The artist famously learned about art simply, "...by looking." He was not allowed into several art colleges and remained on the fringes of this profession until his hard work and perseverance ensured that he eventually achieved fame and artistic respect. It is a wonder as to how his style may have developed had he been taken into some of these academic courses, and perhaps his position on the fringes was a part of his success ultimately - ensuring his style and ideas were entirely his own and untouched by more traditional minds who were a part of what he considered the establishment. He remained very much his own man for his entire life, constantly appearing to court controversy, simply be being himself. He was vocal on political issues of the time and Riding with Death is another example of that. Sadly, many of these issues remain within his native US still today, though some progress has been made.
This painting features a brown background that appears to have been delivered at speed, with little interest in smoothing out the stroke marks that remain today. This blandness may remind some of the backgrounds used in some Joan Miro paintings, such as Snail, Woman, Flower, Star and Dog Barking at the Moon. Indeed, they both use the darkness and lack of detail to allow the next layer of content to dominate the focus, and Basquiat does the same too within Riding with Death. In the latter's case, he pictures a frenetic brown figure sat astride a skeleton, both loosely formed in his typical Neo-Expressionist style. It is immediately clear as being a play on race, but we need to look closer into both the work and also his career in order to understand precisely what the artist is saying here. There is a larger, more detailed, image of the original artwork featured at the foot of this article which can help you to enjoy more of the work and also see specific elements of the composition in greater detail and clarity.
If we dissect this painting, there are some interesting touches to discuss. The skeleton turns it's head towards the viewer, whilst its eyes are crossed out in an infinity shape.

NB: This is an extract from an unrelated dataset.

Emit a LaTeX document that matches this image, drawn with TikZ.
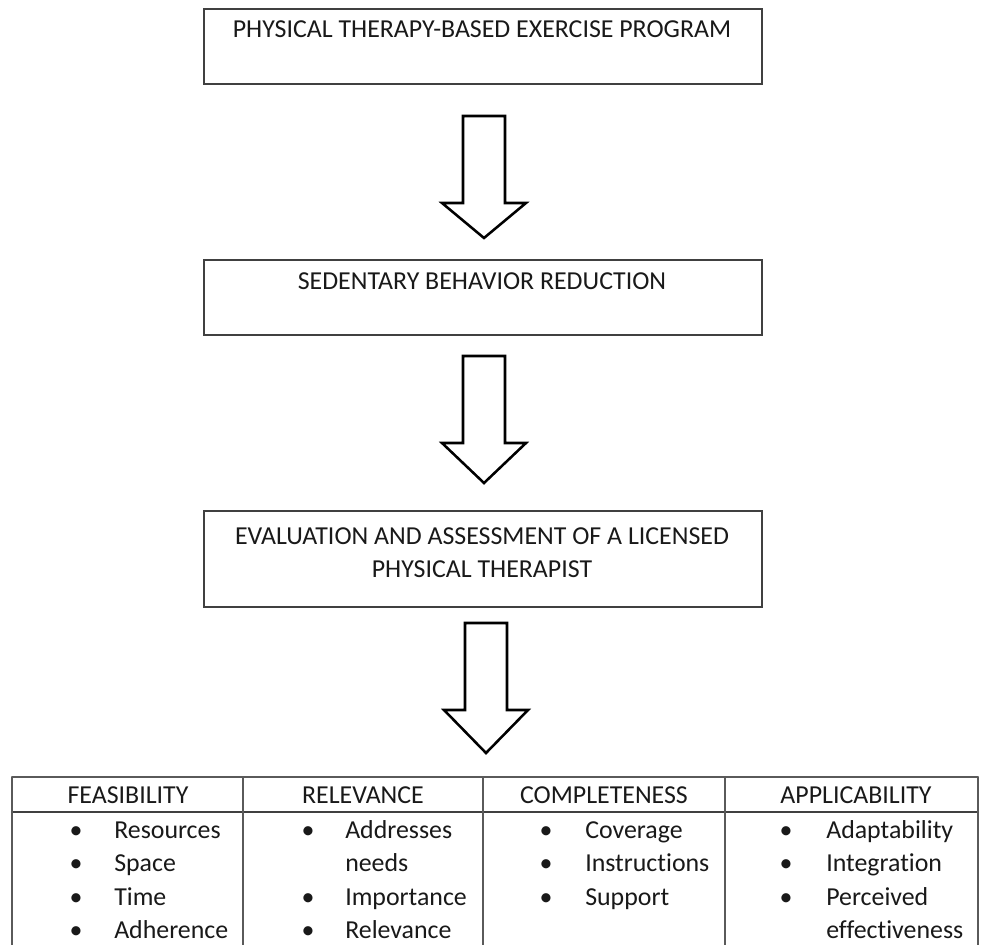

The figure on top is shown side-on, but its arms are only briefly considered. Perhaps this suggests movement, as the main torso is sufficiently filled in. The face is also left in a very abstract form, with several outlines crossing over each other and no clear details added. The general concensus is that Riding with Death was inspired by a Leonardo da Vinci drawing, entitled Illustration for his thoughts on Virtue and Envy. We do know that Basquiat studied Renaissance art in great detail and that even though his style was completely different from the members of that movement, he respected their supreme technical ability and recognised the need to understand the richness of art history, most of which, from a western standpoint, had come from Europe in the preceding centuries.
The style of this painting is undeniably of the primitive or naive art movements. Basquiat connects to his Afro-Caribbean background, whilst also using influence from European art. It is a good example of his approach to in this regard. There are several interpretations that can be made about what we find in this painting - could it be that he is depicting the death of white society, with african-americans eventually being on top? Or could it be a general sense of concern for the future of society as a whole? The artist himself may not have been in a good place at the time of this artwork, and that information provides a narrative to deconstructing this emotional piece. Whilst we understand the common themes with his work, it has not always been possible to confidently explain the meanings of his work in some cases. He was not a figure of the establishment who would seek attention in order to explain every last element of his work, either, and perhaps enjoyed leaving others to try to determine the thinking behind his famous paintings.